Ana Mendonça
A duas semanas da 30ª Conferência do Clima da ONU (COP30), que será realizada em Belém de 10 a 21 de novembro, o Brasil enfrenta um dilema que ameaça a credibilidade do país como anfitrião e potencial liderança climática. A autorização do Ibama para que a Petrobras inicie a pesquisa para possível exploração de petróleo na Foz do rio Amazonas, concedida no dia 20 de outubro, reacendeu críticas sobre a coerência da política ambiental brasileira.
O licenciamento, que libera a pesquisa de petróleo no bloco FZA-M-59, a 175 km da costa do Amapá, é resultado de cinco anos de análises e discussões técnicas entre órgãos ambientais e a petroleira. Apesar do caráter técnico da decisão, especialistas consideram a medida um retrocesso simbólico e político, justamente às vésperas da COP30, evento que terá a Amazônia como palco central.
“O governo brasileiro atua contra a humanidade ao estimular mais expansão fóssil, contrariando a ciência e apostando em mais aquecimento global”, criticou Suely Araújo, coordenadora de Políticas Públicas do Observatório do Clima. Para ela, a medida representa uma “dupla sabotagem”: tanto à luta climática global quanto à própria COP30, cuja meta central é justamente discutir a transição para longe dos combustíveis fósseis. Para Suely, a licença para perfurar petróleo na Amazônia “enterra a pretensão do país de se apresentar como líder climático global”.
CONTRADIÇÃO – A exploração petrolífera na margem equatorial, que abrange do Amapá ao Rio Grande do Norte, pode anular avanços que o Brasil tenta projetar na agenda ambiental. Estudos do Instituto de Energia e Meio Ambiente (Iema) indicam que, caso todo o petróleo estimado na área seja extraído e queimado — algo entre 10 e 30 bilhões de barris —, as emissões resultantes poderiam chegar a 13 bilhões de toneladas de CO₂, equivalentes a um ano de emissões combinadas da China e dos Estados Unidos.
Essa perspectiva vai na contramão das metas que o País defende nas conferências climáticas. O presidente Luiz Inácio Lula da Silva, que tem reiterado o desejo de fazer da COP30 “a COP da Verdade”, tem cobrado que líderes mundiais assumam compromissos mais ousados de descarbonização. A liberação do projeto, porém, gera desconfiança internacional sobre a disposição do Brasil em seguir o mesmo caminho.
PRESSÃO – Analistas apontam que a decisão pode fragilizar o protagonismo diplomático brasileiro. Países europeus e organizações ambientais devem questionar a coerência entre o discurso de liderança verde e a ampliação da produção de petróleo, uma vez que o governo planeja transformar o Brasil no quarto maior produtor mundial até 2029.

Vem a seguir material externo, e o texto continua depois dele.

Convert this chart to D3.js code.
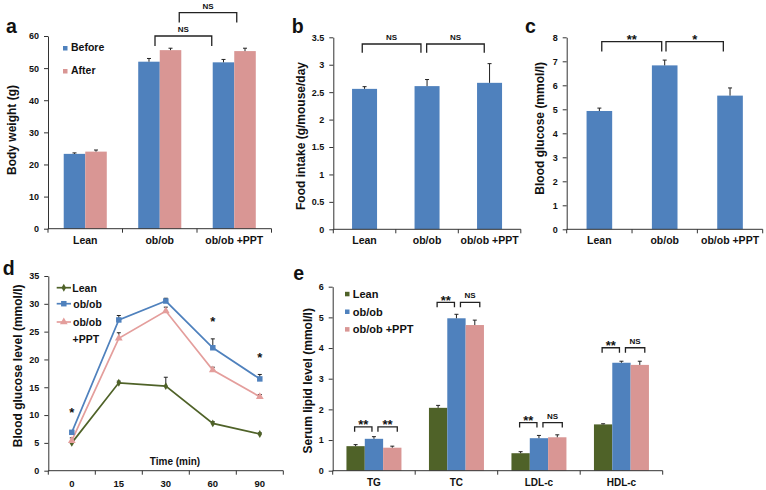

Para autoridades locais, como o governador do Pará, Helder Barbalho (MDB), a decisão é resultado de muitos anos de estudos técnicos. “Apesar do nome, estamos falando de 540 quilômetros de distância da foz do rio Amazonas, em mar profundo, onde a Petrobras é uma das empresas com maior qualidade exploratória, o que traz segurança técnica”, afirmou.
A argumentação do governo enfatiza, ainda, que países vizinhos, como Suriname e Guiana Francesa, já exploram petróleo na região, e que, sem expansão da oferta, o Brasil poderá precisar importar petróleo em 15 anos. “Seria um contrassenso abrir mão de um ativo nacional estando todas as questões ambientais resolvidas”, disse um representante da estatal.
Assim, a Petrobras é vista como instrumento para financiar a transição energética. “O que defendemos é que as riquezas da Petrobras se tornem a principal fonte para reduzir a dependência de combustíveis fósseis, investir em energias eólica e solar e fortalecer uma matriz energética mais limpa. Hoje, 82% da matriz brasileira já é renovável, mas é possível avançar mais”, explica Barbalho.
RIGOR – Para a ministra do Meio Ambiente e Mudança do Clima, Marina Silva, a licença para a prospecção de petróleo tem caráter técnico e, num primeiro momento, serve exclusivamente para estudos. Segundo ela, a exploração só poderá ocorrer após a conclusão das análises.
“A licença para a prospecção de petróleo na margem equatorial é para os estudos para verificar se tem petróleo em quantidade e qualidade. Depois é feito todo o processo de exploração. Neste momento é a prospecção”, explicou em entrevista ao Canal Gov, reforçando que a liberação foi feita após 11 anos de análises do Ibama. “É fundamental a contratação dos estudos, etapa obrigatória em qualquer bacia nova.
Marina reiterou que todo o trabalho dos técnicos do Ibama foi feito com rigor. “Essa licença vem sendo apreciada desde que o projeto era de uma empresa privada, e depois passou para a Petrobras. Esse processo vem desde 2014”, lembrou a ministra.